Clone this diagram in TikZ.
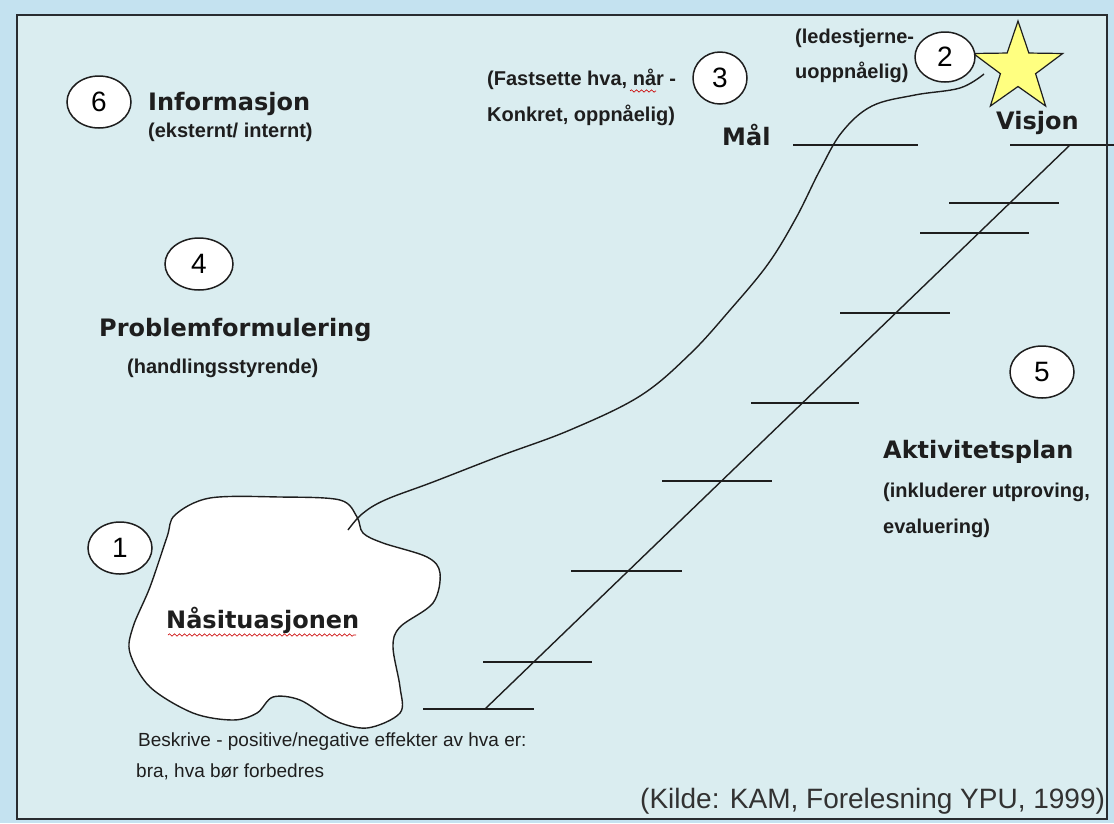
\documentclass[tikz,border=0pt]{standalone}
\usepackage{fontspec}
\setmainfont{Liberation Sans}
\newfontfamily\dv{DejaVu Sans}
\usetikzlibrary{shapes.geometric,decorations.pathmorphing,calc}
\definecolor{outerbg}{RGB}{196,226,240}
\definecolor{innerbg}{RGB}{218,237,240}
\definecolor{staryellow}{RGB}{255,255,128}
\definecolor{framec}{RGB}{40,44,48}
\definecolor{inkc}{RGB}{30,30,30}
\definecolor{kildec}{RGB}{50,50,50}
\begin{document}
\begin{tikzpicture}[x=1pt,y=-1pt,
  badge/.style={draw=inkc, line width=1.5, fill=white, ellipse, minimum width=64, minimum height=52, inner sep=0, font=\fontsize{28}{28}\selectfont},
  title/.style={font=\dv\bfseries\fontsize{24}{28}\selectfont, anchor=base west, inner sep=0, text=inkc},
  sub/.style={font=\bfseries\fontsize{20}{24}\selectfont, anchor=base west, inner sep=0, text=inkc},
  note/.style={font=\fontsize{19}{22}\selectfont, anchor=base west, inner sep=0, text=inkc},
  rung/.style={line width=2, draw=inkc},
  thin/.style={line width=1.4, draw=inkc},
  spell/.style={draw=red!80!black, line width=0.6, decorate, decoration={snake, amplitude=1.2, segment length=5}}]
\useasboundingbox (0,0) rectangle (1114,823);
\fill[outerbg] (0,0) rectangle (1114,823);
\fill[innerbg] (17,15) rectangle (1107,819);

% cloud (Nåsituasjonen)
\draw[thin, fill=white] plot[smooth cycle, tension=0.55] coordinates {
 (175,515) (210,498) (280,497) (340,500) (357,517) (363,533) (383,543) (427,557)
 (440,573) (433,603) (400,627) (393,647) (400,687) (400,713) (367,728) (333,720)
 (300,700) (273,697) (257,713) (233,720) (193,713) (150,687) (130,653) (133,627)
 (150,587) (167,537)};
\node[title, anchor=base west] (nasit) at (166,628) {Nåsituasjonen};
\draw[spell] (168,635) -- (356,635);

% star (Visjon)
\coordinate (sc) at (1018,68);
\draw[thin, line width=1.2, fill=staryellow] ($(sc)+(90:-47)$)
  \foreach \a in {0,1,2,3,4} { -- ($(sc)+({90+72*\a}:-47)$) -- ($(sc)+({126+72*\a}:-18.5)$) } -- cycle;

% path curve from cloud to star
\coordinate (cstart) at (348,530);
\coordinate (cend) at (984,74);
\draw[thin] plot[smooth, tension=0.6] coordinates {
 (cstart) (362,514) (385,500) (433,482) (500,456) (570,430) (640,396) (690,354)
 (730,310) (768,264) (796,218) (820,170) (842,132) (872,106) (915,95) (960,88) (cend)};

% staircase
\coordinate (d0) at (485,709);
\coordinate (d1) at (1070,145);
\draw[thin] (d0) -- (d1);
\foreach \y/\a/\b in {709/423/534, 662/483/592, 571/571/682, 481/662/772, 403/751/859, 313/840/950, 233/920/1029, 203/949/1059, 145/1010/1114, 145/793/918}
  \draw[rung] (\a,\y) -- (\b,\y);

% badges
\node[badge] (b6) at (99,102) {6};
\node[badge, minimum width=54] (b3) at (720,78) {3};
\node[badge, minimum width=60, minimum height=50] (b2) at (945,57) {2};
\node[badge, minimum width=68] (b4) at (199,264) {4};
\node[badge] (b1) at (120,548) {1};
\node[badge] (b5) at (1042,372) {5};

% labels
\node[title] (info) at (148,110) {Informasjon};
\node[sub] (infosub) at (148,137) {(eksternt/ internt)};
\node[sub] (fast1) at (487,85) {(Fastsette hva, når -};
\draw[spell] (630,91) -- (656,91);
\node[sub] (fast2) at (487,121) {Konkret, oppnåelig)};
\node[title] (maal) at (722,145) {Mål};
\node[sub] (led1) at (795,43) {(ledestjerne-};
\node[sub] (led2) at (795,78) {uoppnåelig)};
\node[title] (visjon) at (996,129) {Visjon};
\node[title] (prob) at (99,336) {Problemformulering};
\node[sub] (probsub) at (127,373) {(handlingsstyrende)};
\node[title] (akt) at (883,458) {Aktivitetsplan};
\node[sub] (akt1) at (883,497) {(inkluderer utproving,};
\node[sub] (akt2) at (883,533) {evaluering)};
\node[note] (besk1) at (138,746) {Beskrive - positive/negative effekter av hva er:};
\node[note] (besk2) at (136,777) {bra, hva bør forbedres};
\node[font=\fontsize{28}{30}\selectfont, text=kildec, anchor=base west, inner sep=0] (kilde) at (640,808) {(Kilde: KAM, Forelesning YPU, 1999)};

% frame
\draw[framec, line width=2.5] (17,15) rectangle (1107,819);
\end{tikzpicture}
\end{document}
---
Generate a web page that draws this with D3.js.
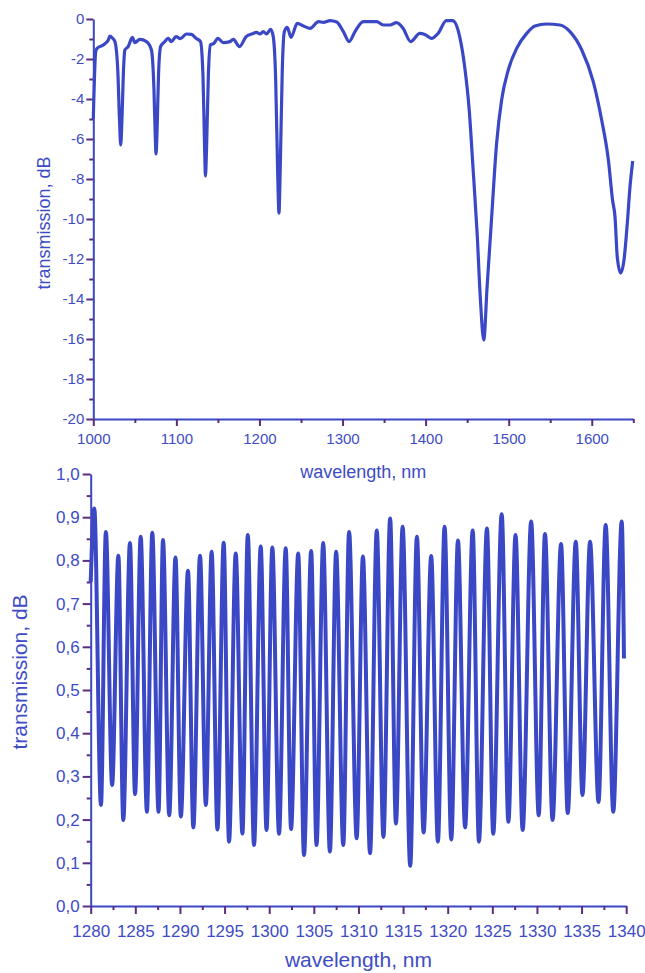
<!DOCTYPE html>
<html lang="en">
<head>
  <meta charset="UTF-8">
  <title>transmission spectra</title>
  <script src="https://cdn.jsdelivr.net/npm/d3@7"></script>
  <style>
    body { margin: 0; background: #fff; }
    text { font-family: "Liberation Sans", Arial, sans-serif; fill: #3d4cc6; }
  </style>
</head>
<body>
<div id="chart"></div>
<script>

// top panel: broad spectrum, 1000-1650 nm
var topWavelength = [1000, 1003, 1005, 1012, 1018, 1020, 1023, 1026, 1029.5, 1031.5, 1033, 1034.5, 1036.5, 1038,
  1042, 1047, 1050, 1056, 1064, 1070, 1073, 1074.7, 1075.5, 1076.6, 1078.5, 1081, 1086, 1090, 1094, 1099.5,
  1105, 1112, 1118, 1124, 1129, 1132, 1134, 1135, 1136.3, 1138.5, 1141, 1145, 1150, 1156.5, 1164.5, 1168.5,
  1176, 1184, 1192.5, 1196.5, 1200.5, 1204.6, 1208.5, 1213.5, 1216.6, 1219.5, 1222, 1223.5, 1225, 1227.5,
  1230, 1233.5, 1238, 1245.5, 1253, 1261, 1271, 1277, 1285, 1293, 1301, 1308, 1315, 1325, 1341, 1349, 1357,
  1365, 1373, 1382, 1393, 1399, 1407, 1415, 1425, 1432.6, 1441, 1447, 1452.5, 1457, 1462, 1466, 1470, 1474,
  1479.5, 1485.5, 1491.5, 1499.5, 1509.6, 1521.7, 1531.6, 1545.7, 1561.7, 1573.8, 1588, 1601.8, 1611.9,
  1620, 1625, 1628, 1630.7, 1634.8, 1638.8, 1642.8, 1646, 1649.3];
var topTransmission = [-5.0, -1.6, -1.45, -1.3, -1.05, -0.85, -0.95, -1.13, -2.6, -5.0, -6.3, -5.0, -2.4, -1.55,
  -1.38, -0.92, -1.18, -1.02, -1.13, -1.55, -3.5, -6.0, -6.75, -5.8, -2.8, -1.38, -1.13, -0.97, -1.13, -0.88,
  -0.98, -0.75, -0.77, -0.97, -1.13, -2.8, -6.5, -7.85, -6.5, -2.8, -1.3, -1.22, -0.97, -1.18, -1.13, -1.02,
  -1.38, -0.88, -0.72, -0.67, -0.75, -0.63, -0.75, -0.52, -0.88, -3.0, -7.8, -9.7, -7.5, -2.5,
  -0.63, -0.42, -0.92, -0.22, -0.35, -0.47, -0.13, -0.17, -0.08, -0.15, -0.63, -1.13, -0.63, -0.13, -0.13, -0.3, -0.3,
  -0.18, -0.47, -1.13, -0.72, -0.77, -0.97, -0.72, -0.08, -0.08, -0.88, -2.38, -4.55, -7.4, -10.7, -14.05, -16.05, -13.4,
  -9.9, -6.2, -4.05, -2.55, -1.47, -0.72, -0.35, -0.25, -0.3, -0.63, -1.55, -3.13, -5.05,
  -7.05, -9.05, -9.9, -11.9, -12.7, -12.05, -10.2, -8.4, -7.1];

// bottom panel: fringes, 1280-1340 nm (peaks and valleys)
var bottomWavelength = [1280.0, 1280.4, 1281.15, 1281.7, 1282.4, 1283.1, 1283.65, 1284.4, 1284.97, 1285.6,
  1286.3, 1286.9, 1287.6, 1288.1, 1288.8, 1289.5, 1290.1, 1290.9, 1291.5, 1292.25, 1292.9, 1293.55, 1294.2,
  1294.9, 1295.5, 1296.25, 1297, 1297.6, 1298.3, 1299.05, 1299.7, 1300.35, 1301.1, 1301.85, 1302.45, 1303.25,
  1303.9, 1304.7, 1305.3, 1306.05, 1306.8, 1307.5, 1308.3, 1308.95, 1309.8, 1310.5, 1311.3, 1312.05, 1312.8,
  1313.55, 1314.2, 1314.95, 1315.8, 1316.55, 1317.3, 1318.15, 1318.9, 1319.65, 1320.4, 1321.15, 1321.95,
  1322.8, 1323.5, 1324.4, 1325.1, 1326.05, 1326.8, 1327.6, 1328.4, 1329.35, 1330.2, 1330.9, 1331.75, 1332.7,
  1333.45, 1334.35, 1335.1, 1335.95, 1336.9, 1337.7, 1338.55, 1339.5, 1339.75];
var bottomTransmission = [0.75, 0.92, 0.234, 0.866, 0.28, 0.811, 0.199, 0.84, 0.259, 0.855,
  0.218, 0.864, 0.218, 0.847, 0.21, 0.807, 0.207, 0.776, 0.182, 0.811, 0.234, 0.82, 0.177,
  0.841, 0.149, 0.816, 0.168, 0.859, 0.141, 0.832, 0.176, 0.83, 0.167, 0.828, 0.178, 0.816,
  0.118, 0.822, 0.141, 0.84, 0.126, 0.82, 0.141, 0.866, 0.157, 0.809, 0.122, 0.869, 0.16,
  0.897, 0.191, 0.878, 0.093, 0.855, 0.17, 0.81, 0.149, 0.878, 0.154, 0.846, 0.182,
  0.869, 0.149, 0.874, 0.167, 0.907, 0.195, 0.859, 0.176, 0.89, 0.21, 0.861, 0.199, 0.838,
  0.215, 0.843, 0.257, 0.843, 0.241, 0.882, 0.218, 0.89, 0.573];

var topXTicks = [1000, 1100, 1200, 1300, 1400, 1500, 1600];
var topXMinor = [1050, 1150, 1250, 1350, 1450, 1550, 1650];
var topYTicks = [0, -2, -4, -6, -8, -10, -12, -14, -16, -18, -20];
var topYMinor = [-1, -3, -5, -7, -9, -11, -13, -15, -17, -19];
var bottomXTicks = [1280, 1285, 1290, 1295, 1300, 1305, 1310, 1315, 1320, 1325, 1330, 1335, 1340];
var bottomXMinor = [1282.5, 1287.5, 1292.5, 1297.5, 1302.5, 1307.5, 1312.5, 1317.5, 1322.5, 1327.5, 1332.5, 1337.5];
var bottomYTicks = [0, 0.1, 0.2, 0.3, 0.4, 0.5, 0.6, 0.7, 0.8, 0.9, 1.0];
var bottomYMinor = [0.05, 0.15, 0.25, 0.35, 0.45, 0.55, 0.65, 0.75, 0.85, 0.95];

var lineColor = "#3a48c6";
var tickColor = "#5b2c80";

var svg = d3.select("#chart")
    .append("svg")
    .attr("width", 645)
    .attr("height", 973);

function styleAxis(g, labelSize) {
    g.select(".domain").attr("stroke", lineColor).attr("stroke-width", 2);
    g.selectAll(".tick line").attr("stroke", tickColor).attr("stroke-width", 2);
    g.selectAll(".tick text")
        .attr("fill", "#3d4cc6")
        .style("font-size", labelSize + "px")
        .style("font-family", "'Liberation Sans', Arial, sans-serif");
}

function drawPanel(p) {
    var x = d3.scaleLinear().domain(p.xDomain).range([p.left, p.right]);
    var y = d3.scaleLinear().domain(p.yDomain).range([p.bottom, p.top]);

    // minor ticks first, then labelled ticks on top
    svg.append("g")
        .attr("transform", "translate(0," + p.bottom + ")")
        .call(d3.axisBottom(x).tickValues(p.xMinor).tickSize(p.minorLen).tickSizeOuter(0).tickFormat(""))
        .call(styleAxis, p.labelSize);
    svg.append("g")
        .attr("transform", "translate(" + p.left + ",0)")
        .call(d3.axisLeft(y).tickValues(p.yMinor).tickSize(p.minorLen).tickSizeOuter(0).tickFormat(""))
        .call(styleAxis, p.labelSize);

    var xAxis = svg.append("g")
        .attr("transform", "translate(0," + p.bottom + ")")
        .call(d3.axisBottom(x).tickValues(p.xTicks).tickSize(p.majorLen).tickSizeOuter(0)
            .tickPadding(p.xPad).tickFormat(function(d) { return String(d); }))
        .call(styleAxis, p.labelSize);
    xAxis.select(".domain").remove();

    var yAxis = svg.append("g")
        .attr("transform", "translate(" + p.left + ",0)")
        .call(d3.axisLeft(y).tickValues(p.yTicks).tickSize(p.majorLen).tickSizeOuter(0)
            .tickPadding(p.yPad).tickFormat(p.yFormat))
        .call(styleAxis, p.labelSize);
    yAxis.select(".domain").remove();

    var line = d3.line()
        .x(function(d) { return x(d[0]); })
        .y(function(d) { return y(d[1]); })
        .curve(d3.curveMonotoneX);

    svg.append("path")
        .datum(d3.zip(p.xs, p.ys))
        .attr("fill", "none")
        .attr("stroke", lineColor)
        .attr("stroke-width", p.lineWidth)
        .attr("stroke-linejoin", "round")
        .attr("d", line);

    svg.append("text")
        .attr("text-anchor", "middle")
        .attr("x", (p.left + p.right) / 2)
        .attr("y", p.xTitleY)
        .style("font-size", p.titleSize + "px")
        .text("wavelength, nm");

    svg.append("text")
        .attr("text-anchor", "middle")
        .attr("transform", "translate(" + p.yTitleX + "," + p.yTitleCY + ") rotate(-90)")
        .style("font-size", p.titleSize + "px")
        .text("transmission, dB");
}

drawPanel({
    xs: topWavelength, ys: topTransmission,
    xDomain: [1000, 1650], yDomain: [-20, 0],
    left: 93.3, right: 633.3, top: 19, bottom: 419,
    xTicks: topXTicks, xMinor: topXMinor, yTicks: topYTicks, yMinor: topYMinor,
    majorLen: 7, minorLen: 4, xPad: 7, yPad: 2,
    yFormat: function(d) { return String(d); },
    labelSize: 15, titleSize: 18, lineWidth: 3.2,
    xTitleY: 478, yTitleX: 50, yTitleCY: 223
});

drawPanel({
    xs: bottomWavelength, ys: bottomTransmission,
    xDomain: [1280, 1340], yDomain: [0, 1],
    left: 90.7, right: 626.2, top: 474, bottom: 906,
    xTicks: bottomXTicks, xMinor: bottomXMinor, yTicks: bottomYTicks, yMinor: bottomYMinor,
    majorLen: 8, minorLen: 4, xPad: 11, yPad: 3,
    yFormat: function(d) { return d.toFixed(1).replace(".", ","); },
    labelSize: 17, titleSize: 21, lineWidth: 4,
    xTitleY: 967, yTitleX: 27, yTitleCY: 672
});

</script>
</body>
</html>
---
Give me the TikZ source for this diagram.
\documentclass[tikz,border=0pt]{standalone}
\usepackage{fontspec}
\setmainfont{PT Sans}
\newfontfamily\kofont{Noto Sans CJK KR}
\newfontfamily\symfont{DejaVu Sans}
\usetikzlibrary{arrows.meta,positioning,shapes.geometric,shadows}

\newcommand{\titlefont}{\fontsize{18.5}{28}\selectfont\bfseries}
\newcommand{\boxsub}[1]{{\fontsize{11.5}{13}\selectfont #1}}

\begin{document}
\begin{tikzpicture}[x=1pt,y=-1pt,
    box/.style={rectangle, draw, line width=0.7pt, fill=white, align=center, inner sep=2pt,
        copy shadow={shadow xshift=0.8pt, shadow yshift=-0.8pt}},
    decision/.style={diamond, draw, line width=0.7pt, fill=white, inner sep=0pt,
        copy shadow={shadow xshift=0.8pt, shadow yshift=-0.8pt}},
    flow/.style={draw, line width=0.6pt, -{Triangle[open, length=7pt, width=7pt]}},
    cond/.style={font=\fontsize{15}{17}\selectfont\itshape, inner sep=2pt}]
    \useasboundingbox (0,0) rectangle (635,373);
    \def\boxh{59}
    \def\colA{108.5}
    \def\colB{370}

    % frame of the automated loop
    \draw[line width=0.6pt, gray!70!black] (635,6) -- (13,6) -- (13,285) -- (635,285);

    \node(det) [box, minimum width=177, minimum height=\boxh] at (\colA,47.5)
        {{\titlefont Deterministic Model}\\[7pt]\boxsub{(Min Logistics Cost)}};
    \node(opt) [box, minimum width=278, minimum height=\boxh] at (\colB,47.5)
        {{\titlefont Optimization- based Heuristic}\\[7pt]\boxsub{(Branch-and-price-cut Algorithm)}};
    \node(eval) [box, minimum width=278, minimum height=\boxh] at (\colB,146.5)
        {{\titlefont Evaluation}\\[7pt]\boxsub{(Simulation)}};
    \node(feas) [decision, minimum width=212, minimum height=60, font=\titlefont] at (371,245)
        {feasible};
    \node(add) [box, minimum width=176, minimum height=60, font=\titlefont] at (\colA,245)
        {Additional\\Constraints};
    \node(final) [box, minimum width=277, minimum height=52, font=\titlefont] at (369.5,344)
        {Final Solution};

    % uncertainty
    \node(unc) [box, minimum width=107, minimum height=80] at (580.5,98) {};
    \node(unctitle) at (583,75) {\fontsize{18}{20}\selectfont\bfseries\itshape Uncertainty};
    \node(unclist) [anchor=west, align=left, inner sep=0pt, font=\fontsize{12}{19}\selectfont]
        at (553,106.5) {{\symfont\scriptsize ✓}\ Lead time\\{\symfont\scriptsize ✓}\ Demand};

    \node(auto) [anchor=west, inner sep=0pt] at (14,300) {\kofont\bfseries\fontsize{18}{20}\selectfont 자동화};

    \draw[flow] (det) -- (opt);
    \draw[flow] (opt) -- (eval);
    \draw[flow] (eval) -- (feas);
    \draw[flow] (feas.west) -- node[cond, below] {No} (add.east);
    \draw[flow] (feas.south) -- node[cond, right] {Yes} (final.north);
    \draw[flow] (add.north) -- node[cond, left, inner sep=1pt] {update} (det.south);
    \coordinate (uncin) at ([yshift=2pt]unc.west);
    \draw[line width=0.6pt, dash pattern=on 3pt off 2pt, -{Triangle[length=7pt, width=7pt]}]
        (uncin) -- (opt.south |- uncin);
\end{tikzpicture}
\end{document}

Description of the task:
Search the listing for the string "this". Copy each line where it turns up.

Full answer:
Clone this diagram in TikZ.
Generate a web page that draws this with D3.js.
Give me the TikZ source for this diagram.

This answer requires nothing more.